Questionada pela Lusa sobre o assunto, a presidente da Associação Portuguesa para a Reabilitação Urbana e Proteção do Património (APRUPP), Adriana Floret, denunciou que "há discrepâncias entre serviços de finanças do país" na interpretação da lei que isenta de IMI imóveis nos centros históricos. "A associação está a contactar cidades com centros históricos classificados para perceber como estão os seus departamentos de Finanças a agir", disse.

Segundo a responsável, está também a ser criado um grupo de trabalho para que seja possível agir de modo a que todos os centros históricos tenham o mesmo tratamento. "Já conseguimos perceber que Sintra está isenta", acrescentou, lembrando que esta questão em Évora foi levantada em 2010, enquanto em Guimarães também surgiu apenas agora, à semelhança do Porto.

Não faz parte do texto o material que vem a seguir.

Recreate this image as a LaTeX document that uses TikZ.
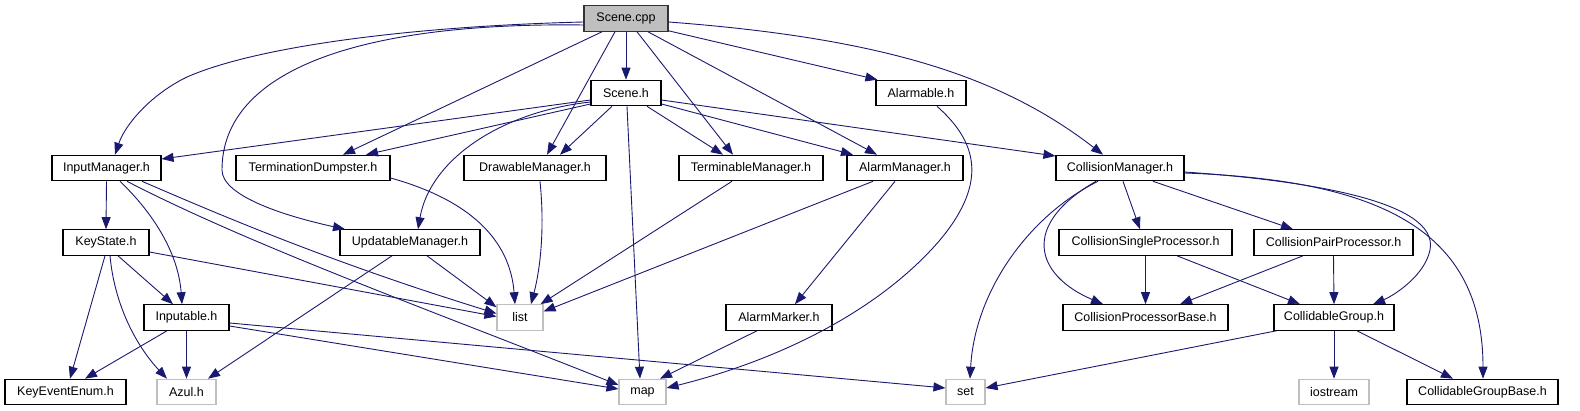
\documentclass[tikz,border=0pt]{standalone}
\usepackage{fontspec}
\setmainfont{Liberation Sans}
\usetikzlibrary{arrows.meta,calc}
\definecolor{edgec}{HTML}{191970}
\definecolor{grayb}{HTML}{BFBFBF}
\begin{document}
\begin{tikzpicture}[x=1pt,y=-1pt,
  box/.style={draw=black, line width=1.1pt, fill=white, inner sep=0pt, font=\fontsize{12.5}{15}\selectfont, minimum height=25.5pt},
  sysbox/.style={box, draw=grayb},
  srcbox/.style={box, fill=grayb, draw=black!80},
  edge/.style={draw=edgec, line width=0.9pt, -{Triangle[length=12pt,width=9pt]}}]
\useasboundingbox (0,0) rectangle (1580,411);
% nodes
\node[srcbox, minimum width=84pt] (scenecpp) at (626,18.5) {Scene.cpp};
\node[box, minimum width=70pt] (sceneh) at (626,93) {Scene.h};
\node[box, minimum width=90pt] (alarmable) at (921,93) {Alarmable.h};
\node[box, minimum width=109pt] (im) at (106.5,168) {InputManager.h};
\node[box, minimum width=154pt] (td) at (313,168) {TerminationDumpster.h};
\node[box, minimum width=142pt] (dm) at (535,168) {DrawableManager.h};
\node[box, minimum width=144pt] (tm) at (751,168) {TerminableManager.h};
\node[box, minimum width=116pt] (am) at (905,168) {AlarmManager.h};
\node[box, minimum width=128pt] (cm) at (1120,168) {CollisionManager.h};
\node[box, minimum width=86pt] (ks) at (106,242.5) {KeyState.h};
\node[box, minimum width=140pt] (upd) at (410,242.5) {UpdatableManager.h};
\node[box, minimum width=173pt] (csp) at (1145.5,242.5) {CollisionSingleProcessor.h};
\node[box, minimum width=159pt] (cpp) at (1333.5,242.5) {CollisionPairProcessor.h};
\node[box, minimum width=85pt] (inputable) at (186.5,317.5) {Inputable.h};
\node[sysbox, minimum width=46pt] (list) at (520,317.5) {list};
\node[box, minimum width=106pt] (amk) at (779,317.5) {AlarmMarker.h};
\node[box, minimum width=165pt] (cpb) at (1145.5,317.5) {CollisionProcessorBase.h};
\node[box, minimum width=120pt] (cg) at (1334,317.5) {CollidableGroup.h};
\node[box, minimum width=121pt] (kee) at (65.5,392) {KeyEventEnum.h};
\node[sysbox, minimum width=59pt] (azul) at (186.5,392) {Azul.h};
\node[sysbox, minimum width=47pt] (map) at (642.5,392) {map};
\node[sysbox, minimum width=39pt] (set) at (965.5,392) {set};
\node[sysbox, minimum width=70pt] (ios) at (1334,392) {iostream};
\node[box, minimum width=151pt] (cgb) at (1482.5,392) {CollidableGroupBase.h};
% Scene.cpp
\draw[edge] ($(scenecpp.west)+(0,3.5)$) .. controls (420,26) and (260,45) .. (187,77) .. controls (150,95) and (125,125) .. ($(im.north)+(8.5,0)$);
\draw[edge] ($(scenecpp.south)+(-24,0)$) -- ($(td.north)+(30,0)$);
\draw[edge] ($(scenecpp.west)+(0,6.5)$) .. controls (360,22) and (222,70) .. (222,170) .. controls (222,195) and (280,215) .. ($(upd.north)+(-65,0)$);
\draw[edge] ($(scenecpp.south)+(-11,0)$) -- ($(dm.north)+(12,0)$);
\draw[edge] (scenecpp.south) -- (sceneh.north);
\draw[edge] ($(scenecpp.south)+(11,0)$) -- ($(tm.north)+(-18,0)$);
\draw[edge] ($(scenecpp.south)+(22,0)$) -- ($(am.north)+(-28,0)$);
\draw[edge] ($(scenecpp.south east)+(0,-1)$) -- ($(alarmable.north west)+(2,0)$);
\draw[edge] ($(scenecpp.east)+(0,3.5)$) .. controls (880,38) and (1000,75) .. ($(cm.north)+(-17,0)$);
% Scene.h
\draw[edge] ($(sceneh.west)+(0,7)$) -- ($(im.east)+(0,-9)$);
\draw[edge] ($(sceneh.west)+(0,11)$) -- ($(td.north)+(53,0)$);
\draw[edge] ($(sceneh.west)+(0,9)$) .. controls (500,112) and (430,160) .. ($(upd.north)+(8,0)$);
\draw[edge] ($(sceneh.south)+(-14,0)$) -- ($(dm.north)+(25,0)$);
\draw[edge] ($(sceneh.south)+(1,0)$) -- ($(map.north)+(-2.5,0)$);
\draw[edge] ($(sceneh.south)+(21,0)$) -- ($(tm.north)+(-28,0)$);
\draw[edge] ($(sceneh.east)+(0,11)$) -- ($(am.north)+(-52,0)$);
\draw[edge] ($(sceneh.east)+(0,7)$) -- ($(cm.west)+(0,-12)$);
% Alarmable
\draw[edge] ($(alarmable.south)+(16,0)$) .. controls (975,140) and (990,180) .. (940,240) .. controls (880,310) and (780,360) .. ($(map.east)+(0,-4)$);
% InputManager
\draw[edge] (im.south) -- (ks.north);
\draw[edge] ($(im.south)+(13.5,0)$) .. controls (150,210) and (178,250) .. ($(inputable.north)+(-4.5,0)$);
\draw[edge] ($(im.south)+(20.5,0)$) .. controls (250,245) and (430,310) .. ($(map.west)+(0,-7)$);
\draw[edge] ($(im.south)+(35.5,0)$) .. controls (220,215) and (330,262) .. ($(list.west)+(0,-4)$);
% managers to list
\draw[edge] ($(td.east)+(0,10)$) .. controls (470,200) and (510,240) .. ($(list.north)+(-5,0)$);
\draw[edge] ($(dm.south)+(5,0)$) .. controls (545,230) and (540,270) .. ($(list.north)+(11,0)$);
\draw[edge] ($(tm.south)+(-19,0)$) -- ($(list.north east)+(-3,0)$);
\draw[edge] ($(am.south)+(-32,0)$) -- ($(list.east)+(0,-6)$);
\draw[edge] ($(am.south)+(-10,0)$) -- ($(amk.north)+(16,0)$);
\draw[edge] ($(upd.south)+(-18,0)$) -- ($(azul.north)+(21.5,0)$);
\draw[edge] ($(upd.south)+(17,0)$) -- ($(list.north west)+(0,3)$);
% KeyState
\draw[edge] ($(ks.south)+(-1,0)$) -- ($(kee.north)+(4.5,0)$);
\draw[edge] ($(ks.south)+(4,0)$) .. controls (115,310) and (140,350) .. ($(azul.north)+(-19.5,0)$);
\draw[edge] ($(ks.south)+(12,0)$) -- ($(inputable.north)+(-13.5,0)$);
\draw[edge] ($(ks.east)+(0,9.5)$) -- ($(list.west)+(0,-1)$);
% Inputable
\draw[edge] ($(inputable.south)+(-19.5,0)$) -- ($(kee.north)+(19.5,0)$);
\draw[edge] (inputable.south) -- (azul.north);
\draw[edge] ($(inputable.east)+(0,8.5)$) -- ($(map.west)+(0,-3)$);
\draw[edge] ($(inputable.east)+(0,5.5)$) -- ($(set.west)+(0,-4)$);
% AlarmMarker
\draw[edge] ($(amk.south)+(-22,0)$) -- ($(map.north)+(17.5,0)$);
% CollisionManager
\draw[edge] ($(cm.south)+(3,0)$) -- ($(csp.north)+(-5.5,0)$);
\draw[edge] ($(cm.south)+(33,0)$) -- ($(cpp.north)+(-40.5,0)$);
\draw[edge] ($(cm.south)+(-22,0)$) .. controls (1030,215) and (975,290) .. ($(set.north)+(4.5,0)$);
\draw[edge] ($(cm.south)+(-24,0)$) .. controls (1020,225) and (1035,275) .. ($(cpb.north)+(-42.5,0)$);
\draw[edge] ($(cm.east)+(0,4)$) .. controls (1300,180) and (1440,200) .. (1430,250) .. controls (1425,275) and (1395,295) .. ($(cg.north)+(39,0)$);
\draw[edge] ($(cm.east)+(0,5)$) .. controls (1380,180) and (1483,230) .. ($(cgb.north)+(0.5,0)$);
% processors
\draw[edge] (csp.south) -- (cpb.north);
\draw[edge] ($(csp.south)+(31.5,0)$) -- ($(cg.north)+(-34,0)$);
\draw[edge] ($(cpp.south)+(-30.5,0)$) -- ($(cpb.north)+(34.5,0)$);
\draw[edge] (cpp.south) -- (cg.north);
% CollidableGroup
\draw[edge] ($(cg.south west)+(3,0)$) -- ($(set.east)+(0,-4)$);
\draw[edge] (cg.south) -- (ios.north);
\draw[edge] ($(cg.south)+(23,0)$) -- ($(cgb.north)+(-29.5,0)$);
\end{tikzpicture}
\end{document}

Para Adriana Floret, o fim desta isenção "põe em causa a reabilitação urbana dos centros históricos", porque "deixa de existir um incentivo para tal". "Não está em causa a classificação atribuída mas a reabilitação, porque os prédios urbanos inseridos nestas zonas estão sujeitos a exigências grandes, que implicam processos complexos de licenciamento", sublinhou.